Goal of the exercise:
Exactly retype the lines from the one containing "Recreate this image" through the one containing "(0,0) rectangle (1684,1044);"; both ends count, pictures do not.

Material provided:
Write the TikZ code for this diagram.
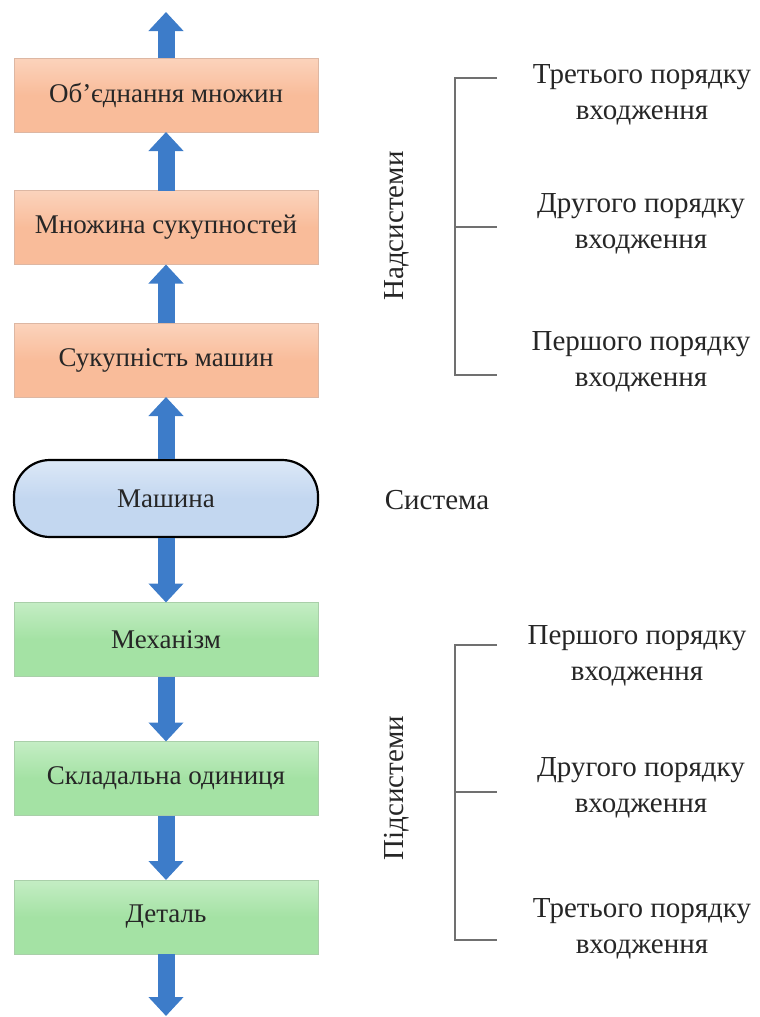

==

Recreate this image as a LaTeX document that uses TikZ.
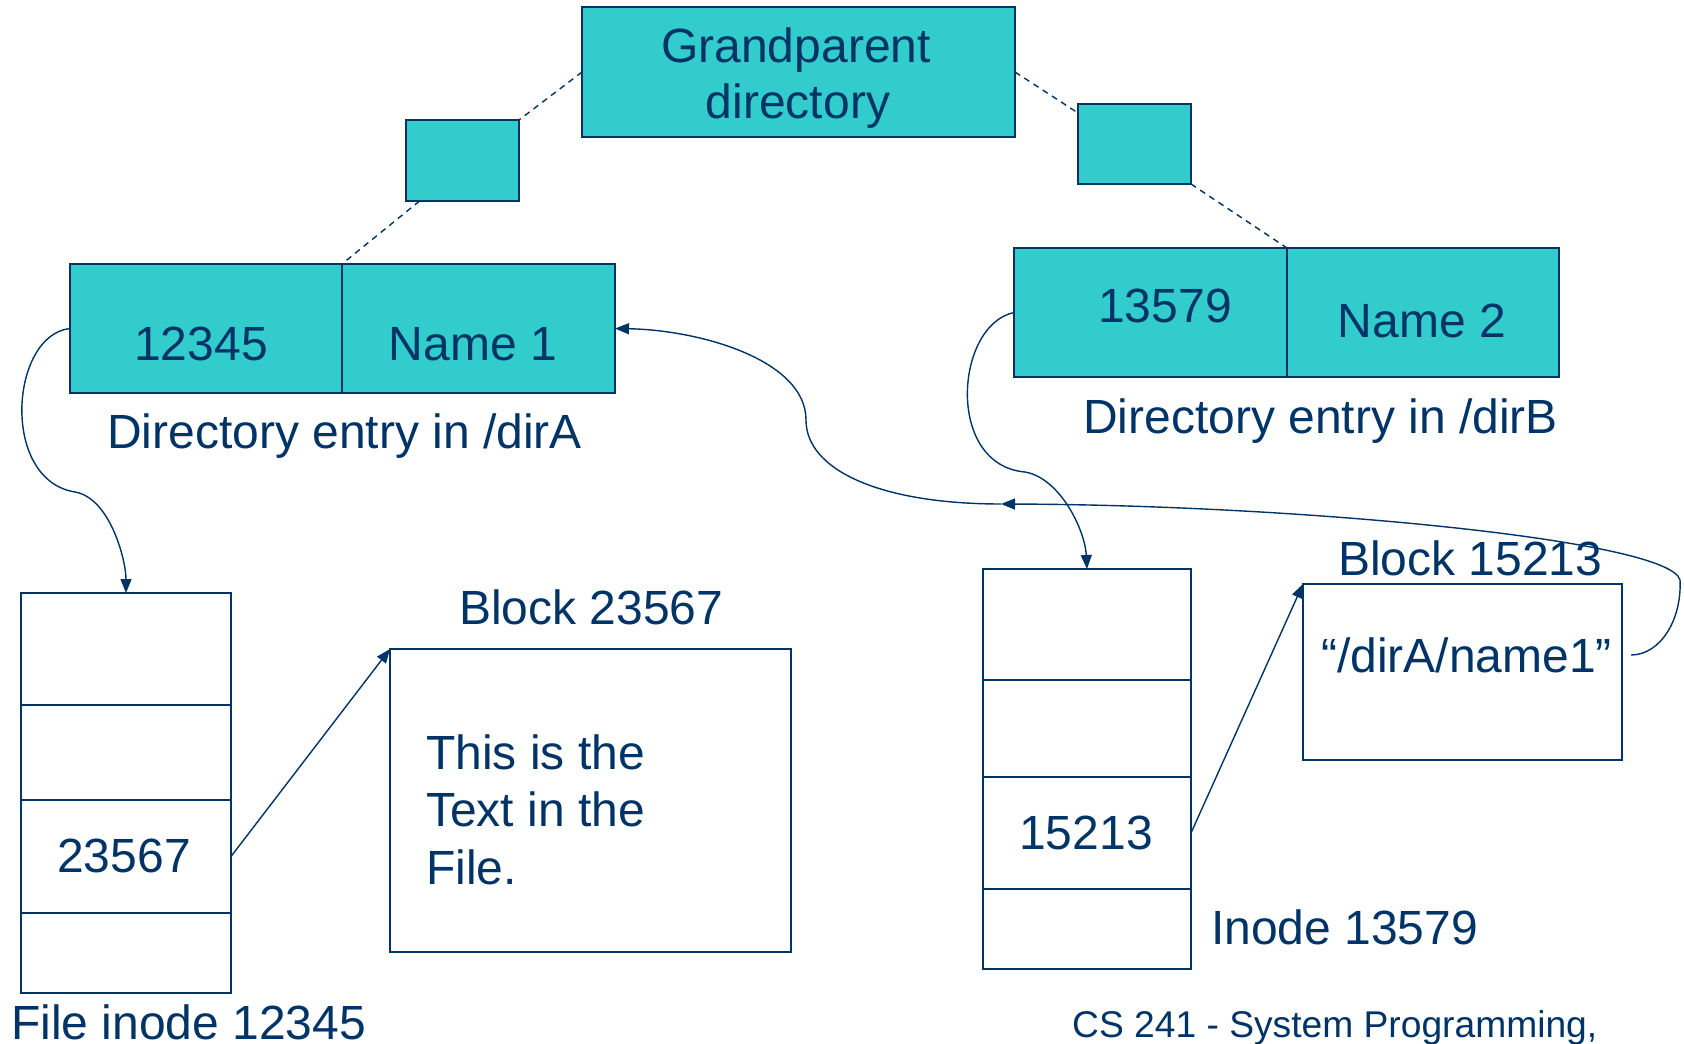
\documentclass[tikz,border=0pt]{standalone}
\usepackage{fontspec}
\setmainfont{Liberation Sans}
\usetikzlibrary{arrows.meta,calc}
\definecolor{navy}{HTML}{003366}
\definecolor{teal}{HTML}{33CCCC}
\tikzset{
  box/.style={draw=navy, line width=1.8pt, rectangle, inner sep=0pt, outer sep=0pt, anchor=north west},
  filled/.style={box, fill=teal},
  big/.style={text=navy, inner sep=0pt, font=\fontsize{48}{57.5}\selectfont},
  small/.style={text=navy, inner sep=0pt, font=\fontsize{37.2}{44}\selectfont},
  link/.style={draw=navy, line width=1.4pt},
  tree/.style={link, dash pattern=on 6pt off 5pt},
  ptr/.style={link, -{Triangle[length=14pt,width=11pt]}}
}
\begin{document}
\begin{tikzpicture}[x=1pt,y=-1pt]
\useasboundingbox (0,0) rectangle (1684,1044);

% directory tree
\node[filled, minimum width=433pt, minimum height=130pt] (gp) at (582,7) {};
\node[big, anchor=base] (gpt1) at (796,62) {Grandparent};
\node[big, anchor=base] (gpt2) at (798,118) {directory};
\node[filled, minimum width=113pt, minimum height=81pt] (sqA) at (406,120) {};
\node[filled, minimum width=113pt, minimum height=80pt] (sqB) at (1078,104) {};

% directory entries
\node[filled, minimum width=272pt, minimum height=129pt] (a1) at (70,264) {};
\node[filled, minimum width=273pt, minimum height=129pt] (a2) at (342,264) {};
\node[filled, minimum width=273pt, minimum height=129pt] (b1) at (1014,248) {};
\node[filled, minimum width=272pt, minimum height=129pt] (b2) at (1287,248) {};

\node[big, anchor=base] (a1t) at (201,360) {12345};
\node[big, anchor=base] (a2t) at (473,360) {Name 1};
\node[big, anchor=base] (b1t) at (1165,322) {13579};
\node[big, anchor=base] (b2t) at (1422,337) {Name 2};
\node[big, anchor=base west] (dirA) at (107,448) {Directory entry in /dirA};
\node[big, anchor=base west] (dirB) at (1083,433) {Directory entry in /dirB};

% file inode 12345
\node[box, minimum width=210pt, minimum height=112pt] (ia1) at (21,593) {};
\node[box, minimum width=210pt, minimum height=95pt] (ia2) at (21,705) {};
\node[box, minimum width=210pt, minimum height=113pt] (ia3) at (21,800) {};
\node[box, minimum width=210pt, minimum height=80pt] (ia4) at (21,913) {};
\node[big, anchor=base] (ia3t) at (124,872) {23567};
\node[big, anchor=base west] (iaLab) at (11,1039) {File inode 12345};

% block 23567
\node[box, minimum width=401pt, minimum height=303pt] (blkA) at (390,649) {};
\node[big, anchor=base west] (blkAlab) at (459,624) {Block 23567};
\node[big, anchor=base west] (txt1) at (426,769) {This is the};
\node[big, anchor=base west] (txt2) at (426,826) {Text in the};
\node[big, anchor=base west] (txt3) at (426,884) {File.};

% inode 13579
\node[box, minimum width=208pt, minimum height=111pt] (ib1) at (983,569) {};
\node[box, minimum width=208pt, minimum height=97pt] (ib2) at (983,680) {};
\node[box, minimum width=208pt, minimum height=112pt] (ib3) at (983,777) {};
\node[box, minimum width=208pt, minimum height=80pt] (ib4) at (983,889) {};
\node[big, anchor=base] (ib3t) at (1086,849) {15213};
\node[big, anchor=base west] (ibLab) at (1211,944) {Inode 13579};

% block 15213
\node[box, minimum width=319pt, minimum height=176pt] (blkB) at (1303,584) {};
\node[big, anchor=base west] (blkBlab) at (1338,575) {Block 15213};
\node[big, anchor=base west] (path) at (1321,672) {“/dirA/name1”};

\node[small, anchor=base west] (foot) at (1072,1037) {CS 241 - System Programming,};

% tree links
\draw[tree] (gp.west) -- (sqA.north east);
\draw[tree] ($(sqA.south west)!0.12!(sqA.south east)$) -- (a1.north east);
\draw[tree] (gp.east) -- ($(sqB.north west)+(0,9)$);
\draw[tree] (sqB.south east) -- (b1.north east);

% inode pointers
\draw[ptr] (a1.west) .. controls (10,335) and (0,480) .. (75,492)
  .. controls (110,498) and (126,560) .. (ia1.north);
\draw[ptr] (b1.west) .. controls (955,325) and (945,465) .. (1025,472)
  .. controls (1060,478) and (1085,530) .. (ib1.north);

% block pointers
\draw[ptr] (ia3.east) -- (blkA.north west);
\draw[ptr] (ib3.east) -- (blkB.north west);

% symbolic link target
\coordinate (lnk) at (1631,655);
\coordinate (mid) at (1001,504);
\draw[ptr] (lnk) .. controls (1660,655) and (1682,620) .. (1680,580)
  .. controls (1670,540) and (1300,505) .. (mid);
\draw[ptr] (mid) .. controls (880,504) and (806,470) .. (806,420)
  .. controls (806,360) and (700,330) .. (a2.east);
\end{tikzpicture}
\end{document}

Full response:
Recreate this image as a LaTeX document that uses TikZ.
\documentclass[tikz,border=0pt]{standalone}
\usepackage{fontspec}
\setmainfont{Liberation Sans}
\usetikzlibrary{arrows.meta,calc}
\definecolor{navy}{HTML}{003366}
\definecolor{teal}{HTML}{33CCCC}
\tikzset{
  box/.style={draw=navy, line width=1.8pt, rectangle, inner sep=0pt, outer sep=0pt, anchor=north west},
  filled/.style={box, fill=teal},
  big/.style={text=navy, inner sep=0pt, font=\fontsize{48}{57.5}\selectfont},
  small/.style={text=navy, inner sep=0pt, font=\fontsize{37.2}{44}\selectfont},
  link/.style={draw=navy, line width=1.4pt},
  tree/.style={link, dash pattern=on 6pt off 5pt},
  ptr/.style={link, -{Triangle[length=14pt,width=11pt]}}
}
\begin{document}
\begin{tikzpicture}[x=1pt,y=-1pt]
\useasboundingbox (0,0) rectangle (1684,1044);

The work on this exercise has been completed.